:: Data shown ::
········
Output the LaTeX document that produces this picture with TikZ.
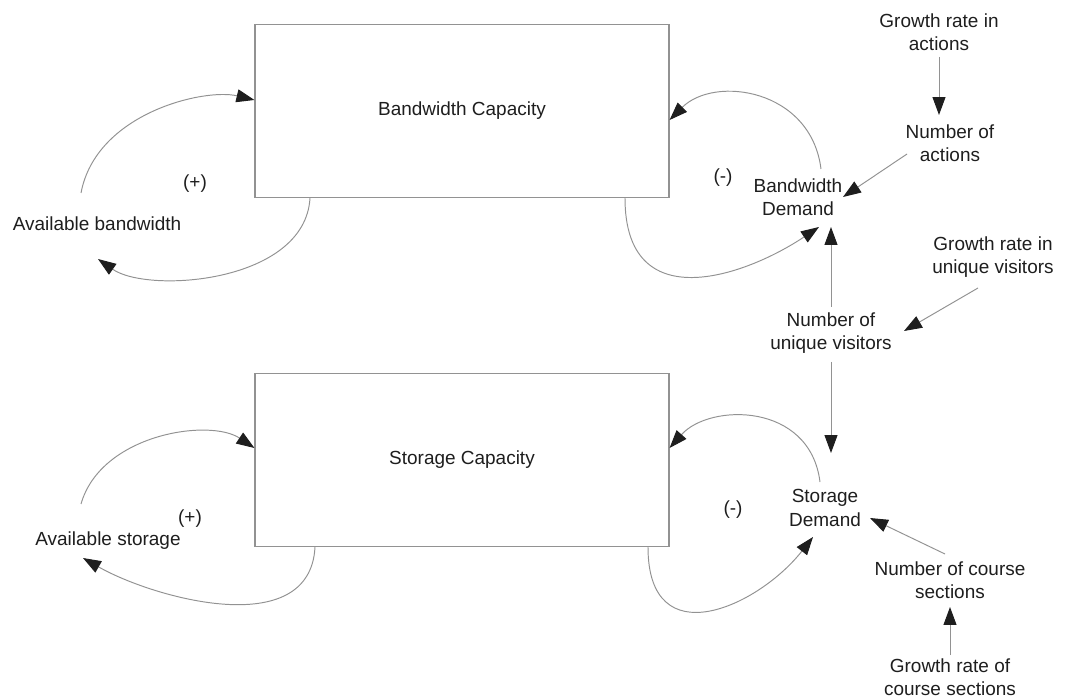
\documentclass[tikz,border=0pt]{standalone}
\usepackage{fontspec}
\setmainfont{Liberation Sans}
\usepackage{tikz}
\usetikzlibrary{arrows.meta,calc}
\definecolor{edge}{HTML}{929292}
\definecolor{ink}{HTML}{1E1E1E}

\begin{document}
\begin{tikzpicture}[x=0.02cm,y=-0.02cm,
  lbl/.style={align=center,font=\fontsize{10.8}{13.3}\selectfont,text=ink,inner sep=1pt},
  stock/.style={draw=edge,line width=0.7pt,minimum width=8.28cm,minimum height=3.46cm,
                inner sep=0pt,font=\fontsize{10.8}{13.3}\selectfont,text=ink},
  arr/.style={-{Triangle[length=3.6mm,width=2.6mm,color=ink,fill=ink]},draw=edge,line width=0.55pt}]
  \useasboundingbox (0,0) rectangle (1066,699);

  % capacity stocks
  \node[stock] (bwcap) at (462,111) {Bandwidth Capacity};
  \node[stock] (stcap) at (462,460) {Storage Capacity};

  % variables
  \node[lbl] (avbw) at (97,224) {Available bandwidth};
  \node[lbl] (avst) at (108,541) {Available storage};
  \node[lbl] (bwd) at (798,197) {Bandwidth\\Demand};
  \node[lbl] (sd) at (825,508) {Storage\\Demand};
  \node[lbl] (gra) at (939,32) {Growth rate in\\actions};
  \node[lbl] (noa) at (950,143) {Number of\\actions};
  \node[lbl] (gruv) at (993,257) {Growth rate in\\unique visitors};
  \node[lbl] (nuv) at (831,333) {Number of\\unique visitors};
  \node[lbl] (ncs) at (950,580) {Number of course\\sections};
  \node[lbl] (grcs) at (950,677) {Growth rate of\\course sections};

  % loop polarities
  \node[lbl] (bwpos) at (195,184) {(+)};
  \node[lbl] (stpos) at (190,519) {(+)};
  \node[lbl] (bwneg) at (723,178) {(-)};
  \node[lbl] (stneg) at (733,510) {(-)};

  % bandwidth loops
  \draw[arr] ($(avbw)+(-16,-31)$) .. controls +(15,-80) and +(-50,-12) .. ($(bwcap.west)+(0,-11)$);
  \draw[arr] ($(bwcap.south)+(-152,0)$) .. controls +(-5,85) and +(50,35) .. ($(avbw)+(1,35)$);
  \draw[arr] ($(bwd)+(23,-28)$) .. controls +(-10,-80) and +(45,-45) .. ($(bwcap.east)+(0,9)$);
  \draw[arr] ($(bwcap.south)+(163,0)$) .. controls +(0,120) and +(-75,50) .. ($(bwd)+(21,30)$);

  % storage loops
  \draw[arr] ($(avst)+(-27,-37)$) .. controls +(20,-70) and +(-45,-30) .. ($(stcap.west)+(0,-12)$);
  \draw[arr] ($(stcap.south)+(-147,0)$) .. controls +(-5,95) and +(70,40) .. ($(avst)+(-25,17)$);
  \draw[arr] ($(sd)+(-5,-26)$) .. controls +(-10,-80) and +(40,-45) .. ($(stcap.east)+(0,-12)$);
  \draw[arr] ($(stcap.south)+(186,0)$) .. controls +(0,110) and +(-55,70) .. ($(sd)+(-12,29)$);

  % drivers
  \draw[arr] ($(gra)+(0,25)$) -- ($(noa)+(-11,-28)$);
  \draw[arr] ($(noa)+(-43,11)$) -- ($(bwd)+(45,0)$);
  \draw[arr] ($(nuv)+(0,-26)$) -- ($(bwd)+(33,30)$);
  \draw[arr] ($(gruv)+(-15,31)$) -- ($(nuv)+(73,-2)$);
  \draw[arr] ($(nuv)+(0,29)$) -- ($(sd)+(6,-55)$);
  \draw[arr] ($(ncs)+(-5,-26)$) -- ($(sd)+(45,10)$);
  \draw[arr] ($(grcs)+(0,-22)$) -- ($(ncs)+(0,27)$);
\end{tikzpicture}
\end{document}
········
:: Problem requirements ::
Please write out all of the material above without changing a word, and omit any pictures.

:: Full response ::
Output the LaTeX document that produces this picture with TikZ.
\documentclass[tikz,border=0pt]{standalone}
\usepackage{fontspec}
\setmainfont{Liberation Sans}
\usepackage{tikz}
\usetikzlibrary{arrows.meta,calc}
\definecolor{edge}{HTML}{929292}
\definecolor{ink}{HTML}{1E1E1E}

\begin{document}
\begin{tikzpicture}[x=0.02cm,y=-0.02cm,
  lbl/.style={align=center,font=\fontsize{10.8}{13.3}\selectfont,text=ink,inner sep=1pt},
  stock/.style={draw=edge,line width=0.7pt,minimum width=8.28cm,minimum height=3.46cm,
                inner sep=0pt,font=\fontsize{10.8}{13.3}\selectfont,text=ink},
  arr/.style={-{Triangle[length=3.6mm,width=2.6mm,color=ink,fill=ink]},draw=edge,line width=0.55pt}]
  \useasboundingbox (0,0) rectangle (1066,699);

  % capacity stocks
  \node[stock] (bwcap) at (462,111) {Bandwidth Capacity};
  \node[stock] (stcap) at (462,460) {Storage Capacity};

  % variables
  \node[lbl] (avbw) at (97,224) {Available bandwidth};
  \node[lbl] (avst) at (108,541) {Available storage};
  \node[lbl] (bwd) at (798,197) {Bandwidth\\Demand};
  \node[lbl] (sd) at (825,508) {Storage\\Demand};
  \node[lbl] (gra) at (939,32) {Growth rate in\\actions};
  \node[lbl] (noa) at (950,143) {Number of\\actions};
  \node[lbl] (gruv) at (993,257) {Growth rate in\\unique visitors};
  \node[lbl] (nuv) at (831,333) {Number of\\unique visitors};
  \node[lbl] (ncs) at (950,580) {Number of course\\sections};
  \node[lbl] (grcs) at (950,677) {Growth rate of\\course sections};

  % loop polarities
  \node[lbl] (bwpos) at (195,184) {(+)};
  \node[lbl] (stpos) at (190,519) {(+)};
  \node[lbl] (bwneg) at (723,178) {(-)};
  \node[lbl] (stneg) at (733,510) {(-)};

  % bandwidth loops
  \draw[arr] ($(avbw)+(-16,-31)$) .. controls +(15,-80) and +(-50,-12) .. ($(bwcap.west)+(0,-11)$);
  \draw[arr] ($(bwcap.south)+(-152,0)$) .. controls +(-5,85) and +(50,35) .. ($(avbw)+(1,35)$);
  \draw[arr] ($(bwd)+(23,-28)$) .. controls +(-10,-80) and +(45,-45) .. ($(bwcap.east)+(0,9)$);
  \draw[arr] ($(bwcap.south)+(163,0)$) .. controls +(0,120) and +(-75,50) .. ($(bwd)+(21,30)$);

  % storage loops
  \draw[arr] ($(avst)+(-27,-37)$) .. controls +(20,-70) and +(-45,-30) .. ($(stcap.west)+(0,-12)$);
  \draw[arr] ($(stcap.south)+(-147,0)$) .. controls +(-5,95) and +(70,40) .. ($(avst)+(-25,17)$);
  \draw[arr] ($(sd)+(-5,-26)$) .. controls +(-10,-80) and +(40,-45) .. ($(stcap.east)+(0,-12)$);
  \draw[arr] ($(stcap.south)+(186,0)$) .. controls +(0,110) and +(-55,70) .. ($(sd)+(-12,29)$);

  % drivers
  \draw[arr] ($(gra)+(0,25)$) -- ($(noa)+(-11,-28)$);
  \draw[arr] ($(noa)+(-43,11)$) -- ($(bwd)+(45,0)$);
  \draw[arr] ($(nuv)+(0,-26)$) -- ($(bwd)+(33,30)$);
  \draw[arr] ($(gruv)+(-15,31)$) -- ($(nuv)+(73,-2)$);
  \draw[arr] ($(nuv)+(0,29)$) -- ($(sd)+(6,-55)$);
  \draw[arr] ($(ncs)+(-5,-26)$) -- ($(sd)+(45,10)$);
  \draw[arr] ($(grcs)+(0,-22)$) -- ($(ncs)+(0,27)$);
\end{tikzpicture}
\end{document}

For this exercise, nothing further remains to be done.